For over 100 years The Call has addressed many civil rights issues, some specific to the African-American community of Kansas City, and others related to conditions in the Midwest and the United States as a whole. Franklin urged blacks to register and vote.

During the 1950s, his editorials in The Call’s protested urban development in inner Kansas City that seemed designed to keep blacks segregated from whites, who began to move into new suburban developments in the 1950s and 60s following construction of highways for commuters. The paper condemned the building of urban projects that displace longtime residents and broke up working communities. He criticized the Housing Authority for their policies and the gentrification of black neighborhoods.

Kansas City schools were largely segregated. Lucile Bluford worked on this issue, especially in the case of Lloyd Gaines. Bluford and Gaines were both rejected from furthering their education based on the color of their skin, and both Bluford and Franklin used The Call as a platform for defending their cause. This included encouraging readers to donate to the NAACP. The Cat Call provides empowerment and the avocation of self-reliance to improve the African-American community.

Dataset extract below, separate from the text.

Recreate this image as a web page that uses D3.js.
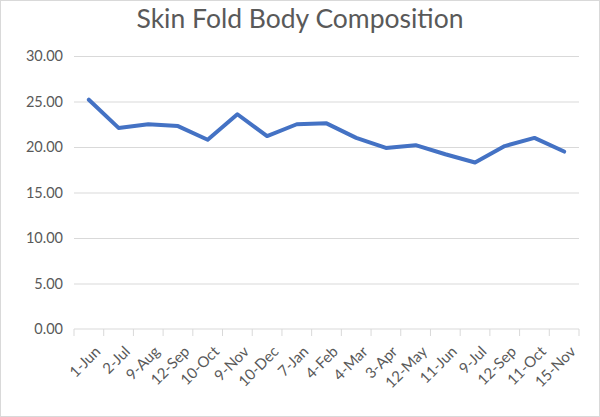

The Call always believed firmly in reporting honestly and fairly, and that included their circulation statistics. Because of this, it was the first African-American newspaper admitted to the Alliance for Audited Media (formerly "Audit Bureau of Circulations"). Additionally, it was the first African-American newspaper to become an International News Service member in 1948 when it subscribed to one of the major wire services.

==Alumni==
- Roy Wilkins, a reporter and managing editor from 1923 to 1931, who later wrote for NAACP's The Crisis and became executive director of the NAACP.
- Frank A. (Fay) Young, the pioneering African-American sportswriter, served as managing editor of The Call from 1934 to 1937.
- William L. Fambrough, photojournalist, whose work is featured in the Missouri Photojournalism Hall of Fame and the Black Archives of Mid-America.
- Ada Crogman Franklin, widow of C. A. Franklin, was the newspaper's president and publisher from 1955 to her death in 1983.
- Lucile Bluford, a University of Kansas alum, who became a reporter and managing editor for The Call. Opposed to segregation, she filed suit against the University of Missouri for discriminating against her admission. After C.A. Franklin died in 1955, Bluford became part-owner and the head of The Call, operating it until her death in 2003.
- Donna F. Stewart, a reporter became managing editor from 2001 to 2020 and became publisher in 2003.
- Eric L. Wesson Sr., a reporter became managing editor and publisher in 2020–2022.
- Tracy Allen is Editor in Chief (2023–present).
- Cecil Newman, an American civic leader and prominent businessman in Minneapolis, Minnesota, who established and led a number of prominent Black newspapers in the city, including the Twin-City Herald, Minneapolis Spokesman, and St. Paul Recorder.